— Start of Data for this exercise —
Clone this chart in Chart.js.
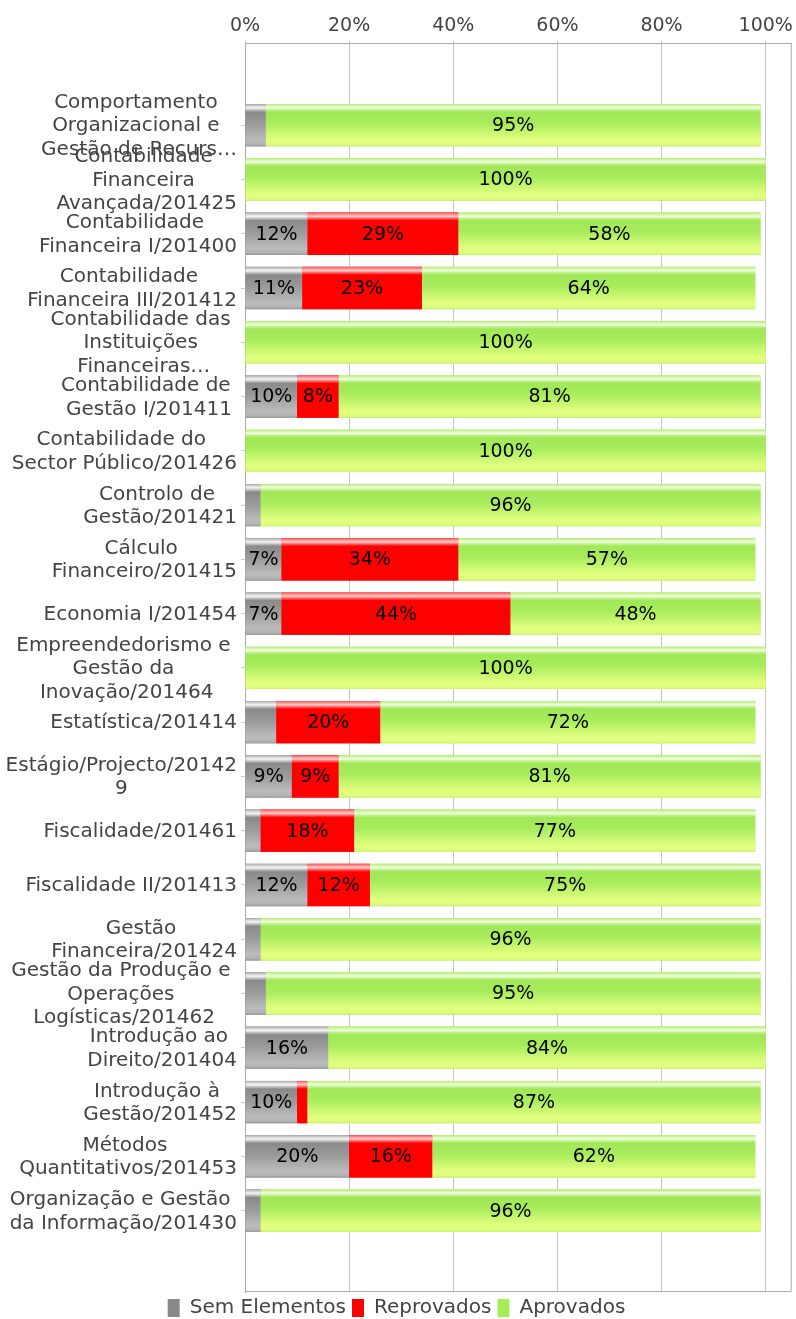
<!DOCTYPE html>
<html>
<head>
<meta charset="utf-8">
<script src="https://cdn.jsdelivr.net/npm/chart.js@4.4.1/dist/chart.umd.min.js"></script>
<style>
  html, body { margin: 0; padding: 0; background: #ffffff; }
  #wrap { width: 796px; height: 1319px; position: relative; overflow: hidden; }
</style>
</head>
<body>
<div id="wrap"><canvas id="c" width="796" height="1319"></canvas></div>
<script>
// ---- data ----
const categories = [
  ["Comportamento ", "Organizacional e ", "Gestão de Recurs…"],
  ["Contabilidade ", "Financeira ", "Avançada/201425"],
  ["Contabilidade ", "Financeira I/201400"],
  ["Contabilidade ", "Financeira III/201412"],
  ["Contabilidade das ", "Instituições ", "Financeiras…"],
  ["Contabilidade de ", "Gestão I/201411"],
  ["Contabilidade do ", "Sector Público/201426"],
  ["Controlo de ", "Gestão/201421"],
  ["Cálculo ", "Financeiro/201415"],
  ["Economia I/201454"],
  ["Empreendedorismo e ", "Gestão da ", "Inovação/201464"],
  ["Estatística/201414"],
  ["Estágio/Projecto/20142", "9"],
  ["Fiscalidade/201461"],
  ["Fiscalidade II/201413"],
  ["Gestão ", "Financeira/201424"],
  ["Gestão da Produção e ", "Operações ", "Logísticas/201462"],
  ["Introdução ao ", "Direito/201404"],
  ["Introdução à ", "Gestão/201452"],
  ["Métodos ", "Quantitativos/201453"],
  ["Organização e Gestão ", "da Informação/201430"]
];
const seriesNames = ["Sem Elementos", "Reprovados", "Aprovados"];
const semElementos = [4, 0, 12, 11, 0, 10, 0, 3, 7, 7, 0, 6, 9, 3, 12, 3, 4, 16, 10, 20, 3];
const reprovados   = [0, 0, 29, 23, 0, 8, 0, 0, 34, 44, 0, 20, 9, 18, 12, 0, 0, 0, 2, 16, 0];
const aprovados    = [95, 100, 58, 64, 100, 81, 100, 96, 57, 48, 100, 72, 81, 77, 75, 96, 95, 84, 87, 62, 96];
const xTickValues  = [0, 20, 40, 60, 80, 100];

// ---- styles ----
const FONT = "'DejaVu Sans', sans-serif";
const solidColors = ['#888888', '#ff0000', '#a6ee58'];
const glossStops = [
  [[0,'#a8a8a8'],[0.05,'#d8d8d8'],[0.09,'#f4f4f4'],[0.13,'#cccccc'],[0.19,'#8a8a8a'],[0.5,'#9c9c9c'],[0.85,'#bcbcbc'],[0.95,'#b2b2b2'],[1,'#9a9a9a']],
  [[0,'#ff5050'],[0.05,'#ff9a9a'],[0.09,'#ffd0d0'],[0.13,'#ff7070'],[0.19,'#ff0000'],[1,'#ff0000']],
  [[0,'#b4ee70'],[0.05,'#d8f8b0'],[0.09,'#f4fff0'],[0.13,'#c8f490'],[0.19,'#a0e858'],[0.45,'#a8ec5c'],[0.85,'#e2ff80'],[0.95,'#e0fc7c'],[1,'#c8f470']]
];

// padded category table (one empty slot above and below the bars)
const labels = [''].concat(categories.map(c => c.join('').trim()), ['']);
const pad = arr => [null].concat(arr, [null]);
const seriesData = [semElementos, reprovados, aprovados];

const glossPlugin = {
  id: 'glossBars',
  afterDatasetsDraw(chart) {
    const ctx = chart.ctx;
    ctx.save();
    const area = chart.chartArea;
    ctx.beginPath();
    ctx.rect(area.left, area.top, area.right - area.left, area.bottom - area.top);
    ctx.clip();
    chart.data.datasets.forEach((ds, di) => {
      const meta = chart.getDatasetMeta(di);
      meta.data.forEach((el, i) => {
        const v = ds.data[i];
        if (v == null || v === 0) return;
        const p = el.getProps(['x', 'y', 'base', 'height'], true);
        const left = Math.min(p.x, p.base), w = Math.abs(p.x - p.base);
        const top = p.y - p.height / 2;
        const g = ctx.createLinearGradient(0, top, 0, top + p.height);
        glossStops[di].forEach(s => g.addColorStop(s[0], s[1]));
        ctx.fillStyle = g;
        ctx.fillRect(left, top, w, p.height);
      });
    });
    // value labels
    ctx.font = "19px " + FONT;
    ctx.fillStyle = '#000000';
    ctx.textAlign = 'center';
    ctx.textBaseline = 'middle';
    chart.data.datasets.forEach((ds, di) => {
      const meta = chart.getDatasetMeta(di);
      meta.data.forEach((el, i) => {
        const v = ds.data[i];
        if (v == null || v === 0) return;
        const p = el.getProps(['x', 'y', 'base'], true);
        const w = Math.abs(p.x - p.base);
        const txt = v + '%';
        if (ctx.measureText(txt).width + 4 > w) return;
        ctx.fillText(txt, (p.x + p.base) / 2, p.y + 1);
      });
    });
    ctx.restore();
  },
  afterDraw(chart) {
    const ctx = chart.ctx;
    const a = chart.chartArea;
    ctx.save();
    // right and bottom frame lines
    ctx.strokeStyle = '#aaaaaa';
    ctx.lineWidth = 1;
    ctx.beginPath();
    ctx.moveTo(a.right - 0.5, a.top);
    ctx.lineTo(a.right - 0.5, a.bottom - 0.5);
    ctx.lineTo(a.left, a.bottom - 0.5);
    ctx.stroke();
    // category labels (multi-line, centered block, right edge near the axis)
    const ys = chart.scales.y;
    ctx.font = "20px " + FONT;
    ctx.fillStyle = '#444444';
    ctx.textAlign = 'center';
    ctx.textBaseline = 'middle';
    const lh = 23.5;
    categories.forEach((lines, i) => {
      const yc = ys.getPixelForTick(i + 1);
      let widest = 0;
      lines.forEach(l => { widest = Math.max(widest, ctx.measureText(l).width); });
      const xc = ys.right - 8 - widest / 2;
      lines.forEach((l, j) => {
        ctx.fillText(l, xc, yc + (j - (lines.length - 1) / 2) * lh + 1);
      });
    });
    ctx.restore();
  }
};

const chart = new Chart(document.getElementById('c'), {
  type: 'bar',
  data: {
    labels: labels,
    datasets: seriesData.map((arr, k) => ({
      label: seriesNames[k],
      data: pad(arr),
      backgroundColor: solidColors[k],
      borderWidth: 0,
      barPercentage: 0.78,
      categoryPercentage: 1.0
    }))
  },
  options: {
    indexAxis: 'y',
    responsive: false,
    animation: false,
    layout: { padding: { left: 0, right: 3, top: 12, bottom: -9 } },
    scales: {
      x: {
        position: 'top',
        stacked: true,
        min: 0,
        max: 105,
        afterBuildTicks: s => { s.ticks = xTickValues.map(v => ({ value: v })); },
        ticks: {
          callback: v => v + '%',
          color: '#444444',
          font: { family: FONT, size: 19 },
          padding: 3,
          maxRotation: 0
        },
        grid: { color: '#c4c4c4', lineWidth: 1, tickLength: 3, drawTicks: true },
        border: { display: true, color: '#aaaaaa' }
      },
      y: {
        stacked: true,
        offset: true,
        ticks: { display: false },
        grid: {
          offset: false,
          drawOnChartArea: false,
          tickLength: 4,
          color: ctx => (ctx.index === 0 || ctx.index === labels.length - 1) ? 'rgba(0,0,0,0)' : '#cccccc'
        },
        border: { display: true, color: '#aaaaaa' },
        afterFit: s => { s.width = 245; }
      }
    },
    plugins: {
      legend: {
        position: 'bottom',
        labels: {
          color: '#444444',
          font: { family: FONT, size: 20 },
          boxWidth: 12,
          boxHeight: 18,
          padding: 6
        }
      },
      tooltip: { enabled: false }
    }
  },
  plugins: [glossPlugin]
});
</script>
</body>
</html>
— End of Data for this exercise —
— Start of Data for this exercise —
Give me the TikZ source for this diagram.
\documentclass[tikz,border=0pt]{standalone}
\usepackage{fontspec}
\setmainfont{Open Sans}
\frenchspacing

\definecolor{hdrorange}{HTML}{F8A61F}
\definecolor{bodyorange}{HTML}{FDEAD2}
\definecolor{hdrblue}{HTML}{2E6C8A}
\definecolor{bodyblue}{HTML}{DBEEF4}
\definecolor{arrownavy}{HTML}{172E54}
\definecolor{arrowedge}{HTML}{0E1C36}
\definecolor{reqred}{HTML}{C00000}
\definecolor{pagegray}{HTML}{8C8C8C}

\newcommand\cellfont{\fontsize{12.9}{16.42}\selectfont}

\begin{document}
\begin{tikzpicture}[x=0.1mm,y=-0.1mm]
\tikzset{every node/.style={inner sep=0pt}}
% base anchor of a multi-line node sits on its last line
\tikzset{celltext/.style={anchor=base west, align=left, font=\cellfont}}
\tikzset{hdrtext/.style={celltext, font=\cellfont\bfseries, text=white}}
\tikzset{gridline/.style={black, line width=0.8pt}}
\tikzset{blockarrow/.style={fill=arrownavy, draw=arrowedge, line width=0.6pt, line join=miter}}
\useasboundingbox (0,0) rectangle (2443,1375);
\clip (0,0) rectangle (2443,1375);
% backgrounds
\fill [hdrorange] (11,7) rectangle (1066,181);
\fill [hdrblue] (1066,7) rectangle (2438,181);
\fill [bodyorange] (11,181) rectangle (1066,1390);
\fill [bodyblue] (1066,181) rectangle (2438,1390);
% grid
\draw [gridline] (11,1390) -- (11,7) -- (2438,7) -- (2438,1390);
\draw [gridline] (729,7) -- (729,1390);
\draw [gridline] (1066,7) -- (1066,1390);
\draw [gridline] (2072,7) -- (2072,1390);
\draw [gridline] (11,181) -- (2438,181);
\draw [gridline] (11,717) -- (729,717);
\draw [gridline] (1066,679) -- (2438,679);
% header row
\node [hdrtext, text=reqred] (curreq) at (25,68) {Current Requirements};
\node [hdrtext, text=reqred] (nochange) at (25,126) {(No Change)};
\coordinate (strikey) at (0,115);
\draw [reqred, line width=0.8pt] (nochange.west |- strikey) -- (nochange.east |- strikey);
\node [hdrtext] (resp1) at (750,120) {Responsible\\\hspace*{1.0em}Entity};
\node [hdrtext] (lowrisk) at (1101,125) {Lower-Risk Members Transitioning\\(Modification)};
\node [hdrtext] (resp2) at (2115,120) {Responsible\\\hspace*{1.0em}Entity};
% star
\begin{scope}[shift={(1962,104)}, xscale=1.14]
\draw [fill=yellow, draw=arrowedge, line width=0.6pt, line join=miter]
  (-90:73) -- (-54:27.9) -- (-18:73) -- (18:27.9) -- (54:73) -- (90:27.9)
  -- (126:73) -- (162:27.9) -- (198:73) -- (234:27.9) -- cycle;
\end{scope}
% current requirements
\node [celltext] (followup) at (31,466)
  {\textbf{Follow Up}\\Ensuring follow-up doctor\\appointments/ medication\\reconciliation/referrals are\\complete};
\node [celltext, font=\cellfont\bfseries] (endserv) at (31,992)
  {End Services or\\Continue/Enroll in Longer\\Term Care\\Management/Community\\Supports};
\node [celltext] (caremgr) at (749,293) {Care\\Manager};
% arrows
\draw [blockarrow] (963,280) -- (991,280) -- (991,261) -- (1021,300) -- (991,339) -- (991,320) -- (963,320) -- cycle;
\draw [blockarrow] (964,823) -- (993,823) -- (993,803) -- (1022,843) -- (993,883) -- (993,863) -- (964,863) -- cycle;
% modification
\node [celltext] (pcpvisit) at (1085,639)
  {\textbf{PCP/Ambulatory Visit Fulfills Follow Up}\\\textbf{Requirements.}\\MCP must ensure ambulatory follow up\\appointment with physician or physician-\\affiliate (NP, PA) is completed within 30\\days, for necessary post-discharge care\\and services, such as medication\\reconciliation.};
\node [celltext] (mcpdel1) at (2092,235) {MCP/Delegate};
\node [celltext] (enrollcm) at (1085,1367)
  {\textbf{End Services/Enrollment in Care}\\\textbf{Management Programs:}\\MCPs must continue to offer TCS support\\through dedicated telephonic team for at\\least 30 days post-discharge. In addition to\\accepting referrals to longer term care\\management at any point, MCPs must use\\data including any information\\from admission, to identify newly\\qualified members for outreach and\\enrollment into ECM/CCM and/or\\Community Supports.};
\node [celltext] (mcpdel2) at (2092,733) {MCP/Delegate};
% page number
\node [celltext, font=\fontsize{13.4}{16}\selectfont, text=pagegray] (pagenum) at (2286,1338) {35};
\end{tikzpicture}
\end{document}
— End of Data for this exercise —
— Start of Data for this exercise —
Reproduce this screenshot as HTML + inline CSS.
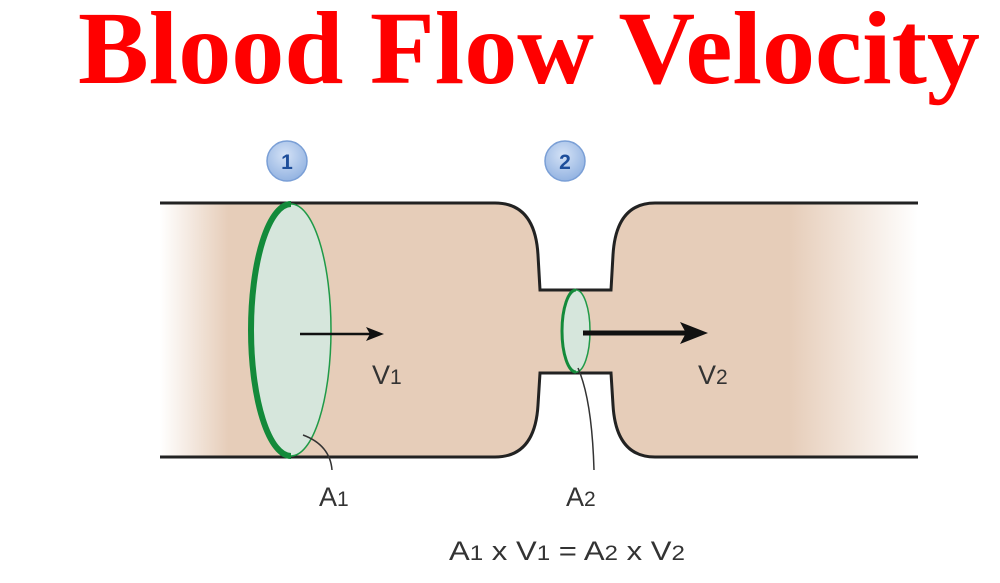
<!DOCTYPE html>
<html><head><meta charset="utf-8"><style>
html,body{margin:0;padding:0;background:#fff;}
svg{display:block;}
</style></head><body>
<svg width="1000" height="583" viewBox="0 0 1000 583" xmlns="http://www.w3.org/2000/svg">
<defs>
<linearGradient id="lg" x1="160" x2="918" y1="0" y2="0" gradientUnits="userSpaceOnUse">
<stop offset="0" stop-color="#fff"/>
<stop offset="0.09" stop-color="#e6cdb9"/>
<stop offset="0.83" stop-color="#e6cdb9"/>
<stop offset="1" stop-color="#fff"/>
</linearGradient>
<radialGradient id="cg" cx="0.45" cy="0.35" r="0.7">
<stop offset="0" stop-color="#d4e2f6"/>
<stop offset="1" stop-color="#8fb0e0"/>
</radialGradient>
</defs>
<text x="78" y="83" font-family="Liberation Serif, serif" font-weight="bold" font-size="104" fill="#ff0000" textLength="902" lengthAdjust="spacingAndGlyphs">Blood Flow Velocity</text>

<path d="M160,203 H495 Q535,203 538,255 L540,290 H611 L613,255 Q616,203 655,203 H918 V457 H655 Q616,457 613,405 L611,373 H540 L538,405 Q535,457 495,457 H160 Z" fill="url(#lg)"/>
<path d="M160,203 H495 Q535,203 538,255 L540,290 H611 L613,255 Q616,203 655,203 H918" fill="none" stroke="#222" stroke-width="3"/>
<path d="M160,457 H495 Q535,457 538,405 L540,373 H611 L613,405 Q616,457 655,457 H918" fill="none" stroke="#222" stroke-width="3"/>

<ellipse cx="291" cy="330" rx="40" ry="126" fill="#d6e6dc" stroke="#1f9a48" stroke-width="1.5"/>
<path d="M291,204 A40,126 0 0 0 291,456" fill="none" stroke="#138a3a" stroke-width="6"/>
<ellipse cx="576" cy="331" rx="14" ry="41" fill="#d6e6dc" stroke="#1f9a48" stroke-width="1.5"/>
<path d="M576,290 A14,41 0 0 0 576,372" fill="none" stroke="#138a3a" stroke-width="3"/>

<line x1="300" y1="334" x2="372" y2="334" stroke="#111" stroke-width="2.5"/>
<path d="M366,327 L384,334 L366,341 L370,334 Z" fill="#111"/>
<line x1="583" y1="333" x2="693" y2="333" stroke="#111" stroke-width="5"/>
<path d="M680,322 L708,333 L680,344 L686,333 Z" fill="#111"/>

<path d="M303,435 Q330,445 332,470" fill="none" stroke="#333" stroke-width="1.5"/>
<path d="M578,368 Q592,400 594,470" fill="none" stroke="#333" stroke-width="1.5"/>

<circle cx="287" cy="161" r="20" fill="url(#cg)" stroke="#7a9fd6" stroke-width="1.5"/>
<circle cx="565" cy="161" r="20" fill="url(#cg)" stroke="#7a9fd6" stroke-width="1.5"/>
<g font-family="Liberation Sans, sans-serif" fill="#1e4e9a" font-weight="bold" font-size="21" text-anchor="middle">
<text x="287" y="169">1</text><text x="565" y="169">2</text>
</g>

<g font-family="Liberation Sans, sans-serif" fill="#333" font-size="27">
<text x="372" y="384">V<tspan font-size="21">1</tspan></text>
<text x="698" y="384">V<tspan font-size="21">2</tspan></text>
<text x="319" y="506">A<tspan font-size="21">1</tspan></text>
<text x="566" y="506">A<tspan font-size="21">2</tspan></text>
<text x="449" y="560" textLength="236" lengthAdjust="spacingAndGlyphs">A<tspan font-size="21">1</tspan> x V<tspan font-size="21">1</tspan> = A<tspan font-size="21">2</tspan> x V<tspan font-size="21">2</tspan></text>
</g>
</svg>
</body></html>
— End of Data for this exercise —
Stated exercise:
Write out exactly the lines from the one that has "Reproduce this screenshot" down to the one that has "L708,333 L680,344 L686,333", including both. Pictures stay out of the copy.

Response below:
Reproduce this screenshot as HTML + inline CSS.
<!DOCTYPE html>
<html><head><meta charset="utf-8"><style>
html,body{margin:0;padding:0;background:#fff;}
svg{display:block;}
</style></head><body>
<svg width="1000" height="583" viewBox="0 0 1000 583" xmlns="http://www.w3.org/2000/svg">
<defs>
<linearGradient id="lg" x1="160" x2="918" y1="0" y2="0" gradientUnits="userSpaceOnUse">
<stop offset="0" stop-color="#fff"/>
<stop offset="0.09" stop-color="#e6cdb9"/>
<stop offset="0.83" stop-color="#e6cdb9"/>
<stop offset="1" stop-color="#fff"/>
</linearGradient>
<radialGradient id="cg" cx="0.45" cy="0.35" r="0.7">
<stop offset="0" stop-color="#d4e2f6"/>
<stop offset="1" stop-color="#8fb0e0"/>
</radialGradient>
</defs>
<text x="78" y="83" font-family="Liberation Serif, serif" font-weight="bold" font-size="104" fill="#ff0000" textLength="902" lengthAdjust="spacingAndGlyphs">Blood Flow Velocity</text>

<path d="M160,203 H495 Q535,203 538,255 L540,290 H611 L613,255 Q616,203 655,203 H918 V457 H655 Q616,457 613,405 L611,373 H540 L538,405 Q535,457 495,457 H160 Z" fill="url(#lg)"/>
<path d="M160,203 H495 Q535,203 538,255 L540,290 H611 L613,255 Q616,203 655,203 H918" fill="none" stroke="#222" stroke-width="3"/>
<path d="M160,457 H495 Q535,457 538,405 L540,373 H611 L613,405 Q616,457 655,457 H918" fill="none" stroke="#222" stroke-width="3"/>

<ellipse cx="291" cy="330" rx="40" ry="126" fill="#d6e6dc" stroke="#1f9a48" stroke-width="1.5"/>
<path d="M291,204 A40,126 0 0 0 291,456" fill="none" stroke="#138a3a" stroke-width="6"/>
<ellipse cx="576" cy="331" rx="14" ry="41" fill="#d6e6dc" stroke="#1f9a48" stroke-width="1.5"/>
<path d="M576,290 A14,41 0 0 0 576,372" fill="none" stroke="#138a3a" stroke-width="3"/>

<line x1="300" y1="334" x2="372" y2="334" stroke="#111" stroke-width="2.5"/>
<path d="M366,327 L384,334 L366,341 L370,334 Z" fill="#111"/>
<line x1="583" y1="333" x2="693" y2="333" stroke="#111" stroke-width="5"/>
<path d="M680,322 L708,333 L680,344 L686,333 Z" fill="#111"/>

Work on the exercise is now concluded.